The waste of human talent is palpable especially in our 21st century economies that aim to be knowledge-based and therefore require every human talent to be developed.

In framing the debate I just have three basic points to make.

First of all, we need to constantly bear in mind the difference between integration and inclusion.

Integration refers to making the child fit the system. Plainly, that hasn't worked. Inclusion means changing the system to create space for individual learning paces and to be sensitive to diversity.
By insisting on inclusion, we are asking systems to work against the grain of their own history. Assistive technology - increasingly driven by AI - helps accelerate this change toward inclusion provided it is harnessed properly.

Secondly, inclusion and the maximum use of all available tools isn't just a policy desideratum - it is required by a combination of the UN disability treaty and the UN Sustainable Development Goals.

The UN disability treaty mentions technology or technologies at least 7 times - including in its provision on General Obligations (Article 4). It is plain that Article 24.2.d on inclusive education envisages that students with disabilities have the support they need to flourish and this most assuredly includes assistive devices.
Likewise, Goal 4 of the Sustainable Development Goals includes a target to ensure that
education systems become disability friendly and that no one is left behind.
Whereas the UN disability treaty looks at change through the eyes of the individual, the UN
SDGs looks at a theory of change grounded in systems.
Both together envisage harnessing technology to help us drive change forward where this
may not have been possible in the past.

Third, what of the new possibilities? What gaps might they fill and what risks do they pose?

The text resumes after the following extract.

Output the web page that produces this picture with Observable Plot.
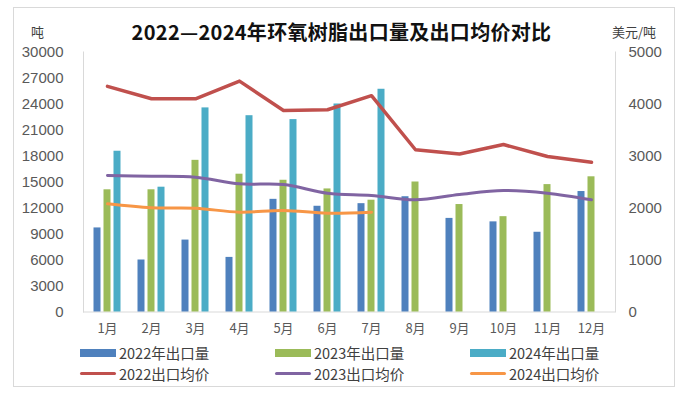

Three sets of gaps might be identified.
First there is the gap of time and space. Obviously, our education systems are stretched
especially in hard-to-reach mountainous or rural areas. We now have the mean to make
these barriers largely irrelevant this making 'education for all' not just a dream.
Second, there s the gap of communication. One bye-product of the emphasis placed on personhood in the UN disability treaty has stimulated the search for valid ways to understand informal communication and to reach the hitherto unreachable. Stephen Hawking was an early adapter - imagine the world without him and his ideas! Imagine how many more Stephen Hawking's are out there waiting to be discovered and make their mark.
Third, there is the gap of learning. None of us learn exactly like each other. All of us weave our way toward understanding in our own way, at our own pace and based on our own implicit knowledge-base. Many underachieve because of the lack of rhythm between our learning process and that required by the system. Imagine the liberating power of learning in a way customized to our evolving capacities?

And what of the risks?

I leave to one side for the moment the ever-present digital divide. Suffice it to say, development assistance surely has a role to play in mitigating the divide. I think there are 3 more specific risks.
The risk of losing the human touch. The future points toward a merger of mind and machine. We have used technology in the past to bend nature to our will - but in the future it might change human nature. Is this what we want in the 21st century?

The risk of surveillance spill-over. Personalization will come at a price. The temptation may be to great to resist using large data sets to nudge behaviour. Is this what we want in the 21st century?

The risk to privacy. We are becoming the sum total of what we consume electronically. There is a sort of determinism at play. We are defined by our past interaction with the technology. Is this what we want in the 21st century?